Afghanistan, known to the classical world as Ariana or Bactria and to the medieval world as Khorasan, has long been a pawn of foreign empires and local emirates.
Afghanistan from the sixteenth century to the early eighteenth century has been part of three regional kingdoms: the Khanate of Bukhara in north, the Shi'a Safavids in the west and the remaining larger area ruled by the Mughal Empire.
Mir Wais Hotak, the son of Salim Khan and Nazo Tokhi (also known as "Nazo Anaa"), grandson of Karum Khan, and great-grandson of Ismail Khan, a descendant of Malikyar, the ancient head of Hottaki or Hotaks, was born in a well-known, rich and political family long involved in social and community services in the Kandahar area.
The Hottaki is a strong branch of Ghilzai, one of the main tribes among the Pashtun people.
The Ghilzai, originally residents of Ghor or Gherj, had later migrated to obtain lands in southeastern Afghanistan and multiplied in these areas.
Mir Wais was married to Khanzada Sadozai, who belonged to a rival tribe of Pashtuns, the Abdali, or Durrani.
Kandahar in 1707 had been in a state of chaos, fought over by the Shi'a Persian Safavids and the Sunni Moghuls of India.

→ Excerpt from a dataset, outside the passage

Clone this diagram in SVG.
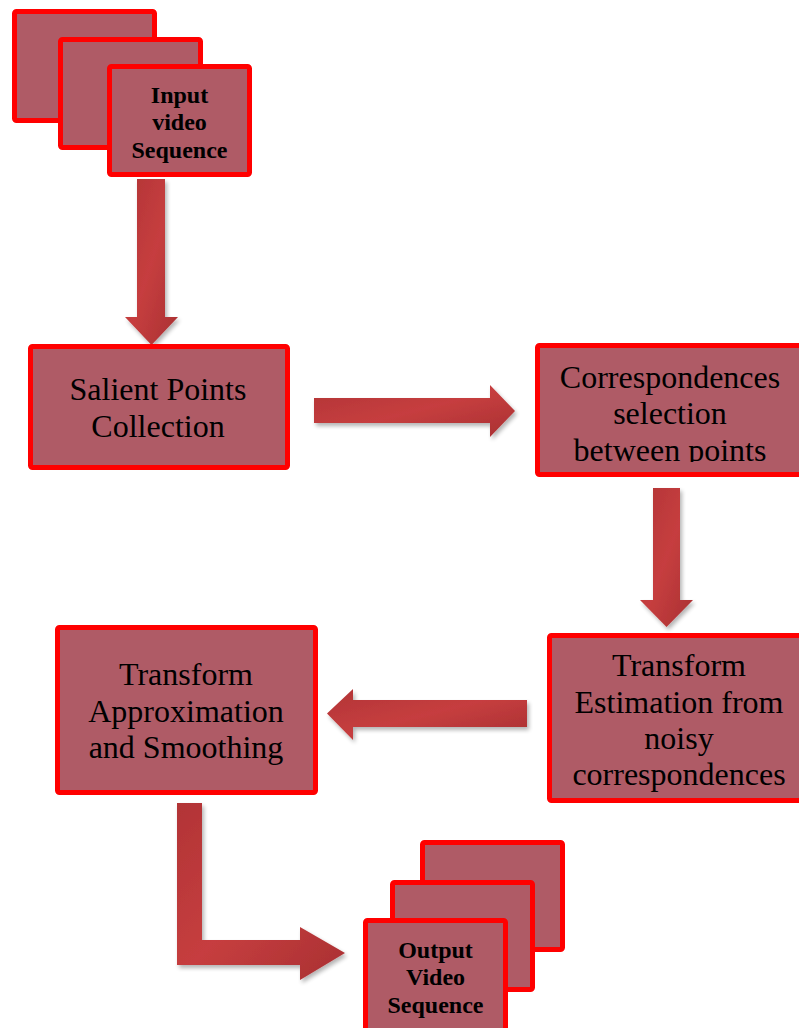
<svg xmlns="http://www.w3.org/2000/svg" width="799" height="1028" viewBox="0 0 799 1028">
<defs>
<style>
.box{fill:#AF5B66;stroke:#FF0000;stroke-width:5;}
.t{font-family:"Liberation Serif","Times New Roman",serif;font-size:32px;fill:#000;text-anchor:middle;}
.tb{font-family:"Liberation Serif","Times New Roman",serif;font-size:24px;font-weight:bold;fill:#000;text-anchor:middle;}
.arr{fill:url(#ag);filter:url(#sh);}
</style>
<linearGradient id="ag" x1="0" y1="0" x2="1" y2="1">
<stop offset="0" stop-color="#B23436"/>
<stop offset="0.5" stop-color="#C63E3F"/>
<stop offset="1" stop-color="#A93032"/>
</linearGradient>
<filter id="sh" x="-20%" y="-20%" width="140%" height="140%">
<feGaussianBlur in="SourceAlpha" stdDeviation="2"/>
<feOffset dx="2" dy="3" result="b"/>
<feComponentTransfer><feFuncA type="linear" slope="0.3"/></feComponentTransfer>
<feMerge><feMergeNode/><feMergeNode in="SourceGraphic"/></feMerge>
</filter>
<clipPath id="cc"><rect x="537" y="345" width="270" height="117"/></clipPath>
</defs>
<rect width="799" height="1028" fill="#FFFFFF"/>
<g id="connectors">
<polygon class="arr" points="137,179 165,179 165,317 178,317 151.5,345 125,317 137,317"/>
<polygon class="arr" points="314,398 490,398 490,385 515,411 490,437 490,423 314,423"/>
<polygon class="arr" points="653,488 680,488 680,600 693,600 666.5,627 640,600 653,600"/>
<polygon class="arr" points="527,700 353,700 353,689 327,713.5 353,740 353,727 527,727"/>
<polygon class="arr" points="177,803 202,803 202,940 300,940 300,927 345,953 300,980 300,965 177,965"/>
</g>
<g id="input">
<rect class="box" x="14.5" y="11.5" width="140" height="109" rx="2"/>
<rect class="box" x="60.5" y="39.5" width="140" height="108" rx="2"/>
<rect class="box" x="109.5" y="66.5" width="140" height="108" rx="2"/>
<text class="tb" x="179.5" y="103">Input</text>
<text class="tb" x="179.5" y="130">video</text>
<text class="tb" x="179.5" y="158">Sequence</text>
</g>
<g id="salient">
<rect class="box" x="30.5" y="346.5" width="257" height="121" rx="2"/>
<text class="t" x="158" y="400">Salient Points</text>
<text class="t" x="158" y="437">Collection</text>
</g>
<g id="correspondences">
<rect class="box" x="537.5" y="345.5" width="265" height="129" rx="2"/>
<g clip-path="url(#cc)">
<text class="t" x="670" y="388">Correspondences</text>
<text class="t" x="670" y="424">selection</text>
<text class="t" x="670" y="461">between points</text>
</g>
</g>
<g id="estimation">
<rect class="box" x="549.5" y="635.5" width="260" height="165" rx="2"/>
<text class="t" x="679" y="676">Transform</text>
<text class="t" x="679" y="713">Estimation from</text>
<text class="t" x="679" y="749">noisy</text>
<text class="t" x="679" y="785">correspondences</text>
</g>
<g id="approximation">
<rect class="box" x="57.5" y="627.5" width="258" height="165" rx="2"/>
<text class="t" x="186" y="685">Transform</text>
<text class="t" x="186" y="722">Approximation</text>
<text class="t" x="186" y="758">and Smoothing</text>
</g>
<g id="output">
<rect class="box" x="422.5" y="842.5" width="140" height="107" rx="2"/>
<rect class="box" x="392.5" y="882.5" width="140" height="107" rx="2"/>
<rect class="box" x="365.5" y="920.5" width="140" height="120" rx="2"/>
<text class="tb" x="435.5" y="958">Output</text>
<text class="tb" x="435.5" y="985">Video</text>
<text class="tb" x="435.5" y="1013">Sequence</text>
</g>
</svg>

Mir Wais, a Sunni tribal chief whose influence with his fellow-countrymen make him an object of suspicion to the Safavid rulers, had been held as a political prisoner by Gurgin Khan, former Georgian monarch and now governor of Kandahar, and sent to the Safavid court at Isfahan.
He has studied carefully all the military weaknesses of the Safavids while spending time in their court.
Eventually freed, Mir Wais had even been allowed to meet with the Shah, Sultan Husayn, on a regular basis.
Having ingratiated himself with the Persian Court, Mirwais had sought and obtained permission to perform the pilgrimage to Mecca, currently a part of the Ottoman empire (after which he is known as Hajji).
Mir Wais Hotak, while in Mecca, had sought from the leading authorities a fatwa against the Shia Safavid rulers who are persecuting the Pashtun people in his homeland.
The Pashtun tribes rankle under the ruling Safavids because of their continued attempts to forcefully convert them from Sunni to Shia Islam.
The fatwa had been granted and Mir Wais had carried it with him to Iṣfahan and subsequently to Kandahar, with permission to return and make strong recommendations to Gurgin Khan, the Safavid governor.
Mir Wais begins organizing his countrymen in 1709 for a major uprising, and in April, when a large part of the Persian garrison is on an expedition outside the city, he and his followers fall on the remainder and kill the greater number of them, including Gurgin Khan.
After Gurgin Khan and his escort are killed, the Hotaki soldiers take control of the city, then the province.